Accuracy first, and then momentum (aka Ready, Aim, Fire)

It is so tempting to want to get things done quickly.  But I’m a big believer that it is better to do it correctly, than to do it fast.  Let me explain.

You get hired into a new position (as a leader/manager) and your boss says, “I want you to restructure and come up with a completely new organizational chart in a week.” Or maybe they say two weeks.  It doesn’t matter.

Wouldn’t it be better to say, “I’d like to give you an opportunity to evaluate your new team and will give you all the background information you need.  Let’s touch base in two weeks, and you can give me a better idea of your assessment.”

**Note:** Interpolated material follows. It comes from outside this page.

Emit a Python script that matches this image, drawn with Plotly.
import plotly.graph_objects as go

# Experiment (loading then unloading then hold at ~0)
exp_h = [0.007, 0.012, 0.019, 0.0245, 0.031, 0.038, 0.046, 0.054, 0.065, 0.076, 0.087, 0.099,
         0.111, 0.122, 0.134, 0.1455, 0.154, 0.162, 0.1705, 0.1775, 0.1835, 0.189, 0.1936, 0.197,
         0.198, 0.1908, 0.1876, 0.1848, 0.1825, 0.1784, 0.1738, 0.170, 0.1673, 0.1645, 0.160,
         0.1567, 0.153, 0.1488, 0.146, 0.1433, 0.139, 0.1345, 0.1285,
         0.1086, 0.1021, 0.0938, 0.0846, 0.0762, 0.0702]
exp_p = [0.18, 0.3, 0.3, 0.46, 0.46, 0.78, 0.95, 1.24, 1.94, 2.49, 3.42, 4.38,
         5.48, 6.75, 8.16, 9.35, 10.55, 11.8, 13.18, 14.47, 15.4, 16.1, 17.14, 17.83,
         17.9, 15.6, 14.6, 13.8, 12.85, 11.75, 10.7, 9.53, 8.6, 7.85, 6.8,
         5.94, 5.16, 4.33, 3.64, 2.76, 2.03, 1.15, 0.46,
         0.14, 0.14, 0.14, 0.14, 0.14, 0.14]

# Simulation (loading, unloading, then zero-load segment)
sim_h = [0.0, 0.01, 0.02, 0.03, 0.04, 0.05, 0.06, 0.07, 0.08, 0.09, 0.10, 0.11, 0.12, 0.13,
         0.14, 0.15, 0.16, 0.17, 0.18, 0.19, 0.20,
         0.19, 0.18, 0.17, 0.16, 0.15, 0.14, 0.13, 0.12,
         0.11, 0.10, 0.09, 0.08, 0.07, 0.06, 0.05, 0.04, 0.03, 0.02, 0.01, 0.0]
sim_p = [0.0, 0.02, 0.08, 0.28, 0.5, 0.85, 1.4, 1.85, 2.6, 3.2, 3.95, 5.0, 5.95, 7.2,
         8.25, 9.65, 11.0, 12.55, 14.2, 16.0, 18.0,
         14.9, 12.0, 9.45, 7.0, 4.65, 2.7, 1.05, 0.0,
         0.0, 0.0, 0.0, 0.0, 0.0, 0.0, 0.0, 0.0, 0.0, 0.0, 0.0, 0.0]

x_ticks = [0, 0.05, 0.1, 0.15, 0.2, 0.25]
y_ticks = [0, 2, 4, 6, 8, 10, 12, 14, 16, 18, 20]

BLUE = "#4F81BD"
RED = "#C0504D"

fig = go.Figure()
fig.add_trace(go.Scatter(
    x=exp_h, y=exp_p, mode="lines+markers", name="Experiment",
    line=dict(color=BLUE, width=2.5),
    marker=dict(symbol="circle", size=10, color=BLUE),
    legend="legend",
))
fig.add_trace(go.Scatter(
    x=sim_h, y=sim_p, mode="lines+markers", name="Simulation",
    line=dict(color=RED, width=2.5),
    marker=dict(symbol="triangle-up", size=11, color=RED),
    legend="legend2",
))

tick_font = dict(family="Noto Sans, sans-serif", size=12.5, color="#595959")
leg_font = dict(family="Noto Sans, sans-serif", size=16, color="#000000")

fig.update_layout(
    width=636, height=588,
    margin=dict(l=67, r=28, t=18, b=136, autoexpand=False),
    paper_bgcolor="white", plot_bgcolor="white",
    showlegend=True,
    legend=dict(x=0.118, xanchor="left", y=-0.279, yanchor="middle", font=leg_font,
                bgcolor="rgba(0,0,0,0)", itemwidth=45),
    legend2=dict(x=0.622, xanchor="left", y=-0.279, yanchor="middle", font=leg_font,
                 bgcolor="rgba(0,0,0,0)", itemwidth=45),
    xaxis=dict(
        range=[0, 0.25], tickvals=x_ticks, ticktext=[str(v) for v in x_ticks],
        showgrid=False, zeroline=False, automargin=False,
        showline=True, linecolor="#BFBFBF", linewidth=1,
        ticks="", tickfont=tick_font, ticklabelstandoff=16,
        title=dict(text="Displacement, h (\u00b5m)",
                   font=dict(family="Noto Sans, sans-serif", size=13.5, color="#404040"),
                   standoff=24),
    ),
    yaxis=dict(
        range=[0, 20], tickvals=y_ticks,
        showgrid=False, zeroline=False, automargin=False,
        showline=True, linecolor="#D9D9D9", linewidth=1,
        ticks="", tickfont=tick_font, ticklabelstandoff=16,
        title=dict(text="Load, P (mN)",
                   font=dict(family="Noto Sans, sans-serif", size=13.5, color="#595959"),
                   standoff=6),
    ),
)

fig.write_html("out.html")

I can’t tell you how many people get put in the position of deadlines, with no consideration for getting the right players on the bus, and then making sure they are in the correct spots.

A reorganization looks easy when you put it on paper (there are so many programs for designing org charts).  Just move people’s names or departments around until it looks balanced.  But in fact, there are always personality and workload nuances that should be taken into consideration.

Headcount is not everything.

If I was put in the position of taking over a new team, not only would I want to have one-to-one meetings with each person to find out their strengths and weaknesses, but also their ideas (which may not have been considered previously).  When I ran my produce company, I frequently defaulted to “ask the people who do the job” instead of asking other peer managers who likely didn’t know what the real issues were.

Then I would ask my boss, or the company CEO, what are the 1 to 2 to 3 year goals for the enterprise?  Do they want to optimize revenues?  Or improve profit levels?  Are they looking to further expand the customer base, or “right size” the client portfolio?

I am often reminded of the Pareto Principle, also known as the 80/20 rule.  It can apply to anything…such as:

  • 20% of your customers yield 80% of your business (so don’t be afraid to fire some customers)
  • 20% of your business yields 80% of your profits (so focus on those 20%)
  • 20% of your employees yield 80% of your problems (maybe some of those employees aren’t a fit)
  • 80% of your headaches come from 20% of your clients (so maybe the problems are not that critical)

You get the idea.

Many times I’ve heard management consultants say, “you don’t want to be accused of “Ready – Fire – Aim”.  It’s better to take aim first, and then fire.

So, next time you are asked to come up with a new plan for anything,  instead of rushing to cross it off your things to do list, how about taking a pause and asking yourself

 – How can I get it done right vs How can I get it done fast?

Getting things right first, and then moving forward always seems to yield less mistakes, less rework and more efficiency.